Und sie hat das Potenzial, viele junge Menschen - in Schulden, Universitäten und Basisgruppen - zu motivieren und zu ermutigen, wenn sie nur von den richtigen Leuten auf die richtige Art gefragt würden.

Ohne die Mitwirkung dieser Menschen wird eine Initiative für eine Stärkung der Demokratie scheitern.
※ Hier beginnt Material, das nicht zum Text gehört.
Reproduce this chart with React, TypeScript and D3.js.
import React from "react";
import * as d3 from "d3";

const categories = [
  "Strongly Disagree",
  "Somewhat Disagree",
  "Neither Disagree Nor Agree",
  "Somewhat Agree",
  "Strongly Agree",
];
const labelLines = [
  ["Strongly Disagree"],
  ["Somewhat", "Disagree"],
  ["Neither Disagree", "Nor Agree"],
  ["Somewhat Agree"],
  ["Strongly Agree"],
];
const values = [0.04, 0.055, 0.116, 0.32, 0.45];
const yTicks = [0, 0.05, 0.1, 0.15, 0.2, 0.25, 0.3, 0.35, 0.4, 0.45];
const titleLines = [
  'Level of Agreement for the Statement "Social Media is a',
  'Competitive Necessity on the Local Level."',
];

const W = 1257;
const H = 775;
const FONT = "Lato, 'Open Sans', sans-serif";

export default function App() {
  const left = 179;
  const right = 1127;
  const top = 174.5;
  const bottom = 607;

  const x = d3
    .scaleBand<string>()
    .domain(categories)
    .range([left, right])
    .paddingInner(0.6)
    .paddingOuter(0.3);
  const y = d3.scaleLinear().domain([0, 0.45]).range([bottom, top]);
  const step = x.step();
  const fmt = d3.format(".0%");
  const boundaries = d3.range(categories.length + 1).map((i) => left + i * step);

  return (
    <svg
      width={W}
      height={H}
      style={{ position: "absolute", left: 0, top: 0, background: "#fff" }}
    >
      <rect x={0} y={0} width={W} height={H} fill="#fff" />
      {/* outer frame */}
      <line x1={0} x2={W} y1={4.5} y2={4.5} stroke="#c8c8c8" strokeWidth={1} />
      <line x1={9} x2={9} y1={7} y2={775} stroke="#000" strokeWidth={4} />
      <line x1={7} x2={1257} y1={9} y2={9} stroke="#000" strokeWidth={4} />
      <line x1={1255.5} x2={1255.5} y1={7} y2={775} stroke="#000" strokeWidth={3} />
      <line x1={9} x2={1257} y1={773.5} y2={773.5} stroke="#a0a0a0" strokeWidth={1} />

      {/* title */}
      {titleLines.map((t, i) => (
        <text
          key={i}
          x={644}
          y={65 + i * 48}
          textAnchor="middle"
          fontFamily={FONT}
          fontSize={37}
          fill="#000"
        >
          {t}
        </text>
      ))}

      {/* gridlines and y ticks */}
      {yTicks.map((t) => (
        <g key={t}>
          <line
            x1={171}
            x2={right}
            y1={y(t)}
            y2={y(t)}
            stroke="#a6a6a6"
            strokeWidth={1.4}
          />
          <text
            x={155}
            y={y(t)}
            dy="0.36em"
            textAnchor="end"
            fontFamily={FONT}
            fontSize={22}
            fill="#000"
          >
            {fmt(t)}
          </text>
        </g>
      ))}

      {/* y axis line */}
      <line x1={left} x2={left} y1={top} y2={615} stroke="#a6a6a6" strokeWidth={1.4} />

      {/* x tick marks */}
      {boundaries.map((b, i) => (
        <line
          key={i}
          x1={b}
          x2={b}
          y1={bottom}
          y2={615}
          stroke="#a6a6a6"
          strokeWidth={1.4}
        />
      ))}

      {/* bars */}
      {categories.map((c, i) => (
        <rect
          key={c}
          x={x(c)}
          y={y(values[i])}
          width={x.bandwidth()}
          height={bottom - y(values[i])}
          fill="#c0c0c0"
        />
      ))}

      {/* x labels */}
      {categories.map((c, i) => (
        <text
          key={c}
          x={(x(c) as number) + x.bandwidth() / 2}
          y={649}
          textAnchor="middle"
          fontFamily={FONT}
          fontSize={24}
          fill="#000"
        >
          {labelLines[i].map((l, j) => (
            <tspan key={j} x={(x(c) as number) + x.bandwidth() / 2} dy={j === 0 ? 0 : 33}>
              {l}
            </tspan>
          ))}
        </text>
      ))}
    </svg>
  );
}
Und das können wir uns nicht leisten. - Was nötig ist, ist eine schrittweise Transformation unserer Gesellschaft an ihren sensibelsten Stellen - im Rahmen einer Bewegung, die von einer breiten Allianz von Menschen vorangetrieben wird.

Das Unterschreiben des Bildungsvolksbegehrens, das von zu vielen überzeugten Menschen gewollt und voran getrieben wird, um nur ein Androsch-Volksbegehren zu sein, ist die erste Chance - wenn nur der Druck auf die Politik danach über eine breite "Initiative Bildung" weiter hoch gehalten werden kann. - Ein Volksbegehren für die Rückeroberung des demokratischen Raums muss ein zweiter logischer Schritt sein - unter den oben genannten Voraussetzungen.
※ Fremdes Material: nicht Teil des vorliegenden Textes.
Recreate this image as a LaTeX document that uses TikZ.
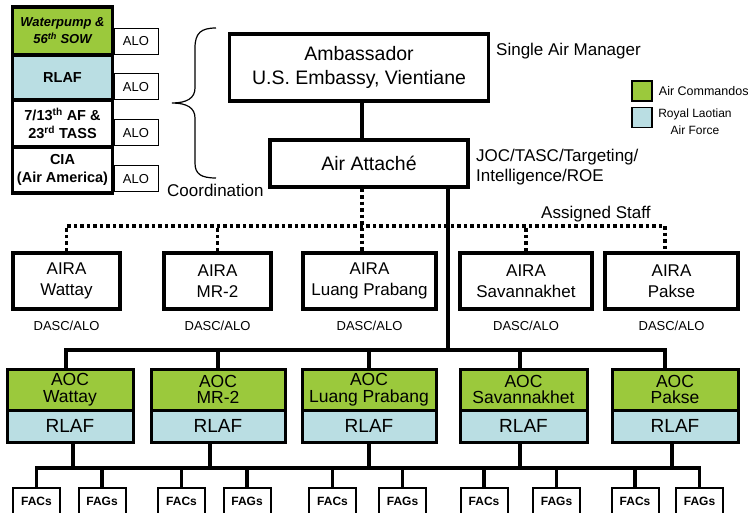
\documentclass[tikz,border=0pt]{standalone}
\usepackage{fontspec}
\setmainfont{Liberation Sans}
\definecolor{commando}{RGB}{155,201,60}
\definecolor{laos}{RGB}{186,222,227}
\usetikzlibrary{positioning}

\begin{document}
\begin{tikzpicture}[x=1pt, y=-1pt,
                    every node/.style = {text=black, inner sep=0pt, align=center},
                    box/.style = {draw, line width=3.5pt, font=\fontsize{19.5}{24}\selectfont},
                    aira/.style = {draw, line width=3.5pt, minimum height=56pt, font=\fontsize{17}{20.5}\selectfont},
                    aoc/.style = {draw, line width=3pt, fill=commando, minimum height=41pt, font=\fontsize{17.5}{16.5}\selectfont},
                    rlaf/.style = {draw, line width=3pt, fill=laos, minimum height=32pt, font=\fontsize{19}{22}\selectfont},
                    unit/.style = {draw, line width=3.5pt, minimum width=100pt, font=\bfseries\fontsize{14.5}{17.5}\selectfont},
                    alo/.style = {draw, line width=1pt, fill=white, minimum width=44pt, minimum height=26pt, font=\fontsize{13}{15}\selectfont},
                    fac/.style = {draw, line width=2pt, minimum width=47pt, minimum height=26pt, font=\bfseries\fontsize{12}{14}\selectfont},
                    note/.style = {font=\fontsize{13}{15}\selectfont},
                    say/.style = {font=\fontsize{17}{20}\selectfont, align=left},
                    link/.style = {draw, line width=3.5pt},
                    staff/.style = {draw, line width=3.5pt, dash pattern=on 3.5pt off 3pt}]
    \useasboundingbox (0,0) rectangle (753,513);
    \node (wp) [unit, fill=commando, minimum height=48pt, font=\bfseries\itshape\fontsize{13}{17}\selectfont] at (62.5,31) {Waterpump \&\\56\textsuperscript{th} SOW};
    \node (rl) [unit, fill=laos, minimum height=45pt] at (62.5,77.5) {RLAF};
    \node (af) [unit, minimum height=47pt] at (62.5,123.5) {7/13\textsuperscript{th} AF \&\\23\textsuperscript{rd} TASS};
    \node (cia) [unit, minimum height=46pt] at (62.5,170) {CIA\\(Air America)};
    \node (alo1) [alo] at (136,41.5) {ALO};
    \node (alo2) [alo] at (136,87) {ALO};
    \node (alo3) [alo] at (136,133) {ALO};
    \node (alo4) [alo] at (136,179) {ALO};
    \draw[line width=1.2pt] (216,28) .. controls (201,28) and (195,33) .. (195,48) -- (195,88)
        .. controls (195,98) and (187,103) .. (172,103) .. controls (187,103) and (195,108) .. (195,118)
        -- (195,163) .. controls (195,174) and (201,178) .. (216,178);
    \node (coord) [say, anchor=base west] at (167,197) {Coordination};
    \node (amb) [box, minimum width=259pt, minimum height=67pt] at (359,67.5) {Ambassador\\U.S. Embassy, Vientiane};
    \node (sam) [say, anchor=base west] at (496,56) {Single Air Manager};
    \node (att) [box, minimum width=198pt, minimum height=47pt] at (369,163.5) {Air Attaché};
    \node (joc) [say, anchor=north west] at (476,149) {JOC/TASC/Targeting/\\Intelligence/ROE};
    \node (gsq) [draw, line width=1.5pt, fill=commando, minimum size=20pt] at (642,91) {};
    \node (bsq) [draw, line width=1.5pt, fill=laos, minimum size=20pt] at (642,117.5) {};
    \node (gtx) [note, font=\fontsize{12.5}{15}\selectfont, right=6pt of gsq] {Air Commandos};
    \node (btx) [note, font=\fontsize{12}{17}\selectfont] at (695,122) {Royal Laotian\\Air Force};
    \node (as) [say, anchor=base west] at (541,219) {Assigned Staff};
    \node (aira1) [aira, minimum width=107pt] at (66.5,281) {AIRA\\Wattay};
    \node (aira2) [aira, minimum width=107pt] at (217.5,281) {AIRA\\MR-2};
    \node (aira3) [aira, minimum width=133pt] at (369.5,281) {AIRA\\Luang Prabang};
    \node (aira4) [aira, minimum width=132pt] at (526,281) {AIRA\\Savannakhet};
    \node (aira5) [aira, minimum width=133pt] at (671.5,281) {AIRA\\Pakse};
    \node (d1) [note, below=10pt of aira1] {DASC/ALO};
    \node (d2) [note, below=10pt of aira2] {DASC/ALO};
    \node (d3) [note, below=10pt of aira3] {DASC/ALO};
    \node (d4) [note, below=10pt of aira4] {DASC/ALO};
    \node (d5) [note, below=10pt of aira5] {DASC/ALO};
    \node (aoc1) [aoc, minimum width=126pt] at (70,389.5) {AOC\\Wattay};
    \node (aoc2) [aoc, minimum width=134pt] at (218,389.5) {AOC\\MR-2};
    \node (aoc3) [aoc, minimum width=134pt] at (369,389.5) {AOC\\Luang Prabang};
    \node (aoc4) [aoc, minimum width=127pt] at (523.5,389.5) {AOC\\Savannakhet};
    \node (aoc5) [aoc, minimum width=126pt] at (675,389.5) {AOC\\Pakse};
    \node (rlaf1) [rlaf, minimum width=126pt] at (70,426) {RLAF};
    \node (rlaf2) [rlaf, minimum width=134pt] at (218,426) {RLAF};
    \node (rlaf3) [rlaf, minimum width=134pt] at (369,426) {RLAF};
    \node (rlaf4) [rlaf, minimum width=127pt] at (523.5,426) {RLAF};
    \node (rlaf5) [rlaf, minimum width=126pt] at (675,426) {RLAF};
    \node (fac1) [fac] at (36.5,501) {FACs};
    \node (fag1) [fac] at (102,501) {FAGs};
    \node (fac2) [fac] at (181.5,501) {FACs};
    \node (fag2) [fac] at (247,501) {FAGs};
    \node (fac3) [fac] at (332.5,501) {FACs};
    \node (fag3) [fac] at (402.5,501) {FAGs};
    \node (fac4) [fac] at (484,501) {FACs};
    \node (fag4) [fac] at (556.5,501) {FAGs};
    \node (fac5) [fac] at (635,501) {FACs};
    \node (fag5) [fac] at (699.5,501) {FAGs};
    \coordinate (sb) at (362,226);
    \coordinate (ab) at (448,350);
    \coordinate (fb) at (36,468);
    \draw[link] ([xshift=3pt]amb.south) -- ([xshift=3pt]amb.south |- att.north);
    \draw[staff] (att.south -| sb) -- (sb |- aira3.north);
    \draw[staff] (aira1.north) -- (aira1.north |- sb) -- ([xshift=-6.5pt]aira5.north |- sb) -- ([xshift=-6.5pt]aira5.north);
    \draw[staff] (aira2.north) -- (aira2.north |- sb);
    \draw[staff] (aira4.north) -- (aira4.north |- sb);
    \draw[link] (att.south -| ab) -- (ab);
    \draw[link] ([xshift=-4pt]aoc1.north) -- ([xshift=-4pt]aoc1.north |- ab) -- ([xshift=-10pt]aoc5.north |- ab) -- ([xshift=-10pt]aoc5.north);
    \draw[link] (aoc2.north) -- (aoc2.north |- ab);
    \draw[link] (aoc3.north) -- (aoc3.north |- ab);
    \draw[link] ([xshift=-3.5pt]aoc4.north) -- ([xshift=-3.5pt]aoc4.north |- ab);
    \draw[link] ([xshift=3pt]rlaf1.south) -- ([xshift=3pt]rlaf1.south |- fb);
    \draw[link] ([xshift=-8pt]rlaf2.south) -- ([xshift=-8pt]rlaf2.south |- fb);
    \draw[link] (rlaf3.south) -- (rlaf3.south |- fb);
    \draw[link] ([xshift=-3.5pt]rlaf4.south) -- ([xshift=-3.5pt]rlaf4.south |- fb);
    \draw[link] ([xshift=-3pt]rlaf5.south) -- ([xshift=-3pt]rlaf5.south |- fb);
    \draw[link] (fac1.north) -- (fac1.north |- fb) -- (fag5.north |- fb) -- (fag5.north);
    \draw[link] (fag1.north) -- (fag1.north |- fb);
    \draw[link] (fac2.north) -- (fac2.north |- fb);
    \draw[link] (fag2.north) -- (fag2.north |- fb);
    \draw[link] (fac3.north) -- (fac3.north |- fb);
    \draw[link] (fag3.north) -- (fag3.north |- fb);
    \draw[link] (fac4.north) -- (fac4.north |- fb);
    \draw[link] (fag4.north) -- (fag4.north |- fb);
    \draw[link] (fac5.north) -- (fac5.north |- fb);
\end{tikzpicture}
\end{document}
Und wie wärs im Wahljahr 2013 mit einem dritten gemeinsamen Aufstehen gegen Fremdenhass und Ausgrenzung, für den Fall, dass sich das politische Klima in den nächsten Monaten in diese Richtung weiter aufheizt? Vielleicht schon mit einem neuen direkt-demokratischen Instrument.

Dank an die Wutsenioren. Ihr habt Euch empört, habt nichts mehr zu verlieren, und könntet in Euren Netzwerken für eine ausreichende Finanzierung sorgen. Günther Nenning würde wahrscheinlich sagen: 'Seids gscheit jetzt, setzt euch zam und hörts zu'. Wer weiß, was dann möglich ist, um dieses Land zu einer wirksameren Demokratie zu machen. (Bernhard Drumel, DER STANDARD; Printausgabe, 14.10.2011)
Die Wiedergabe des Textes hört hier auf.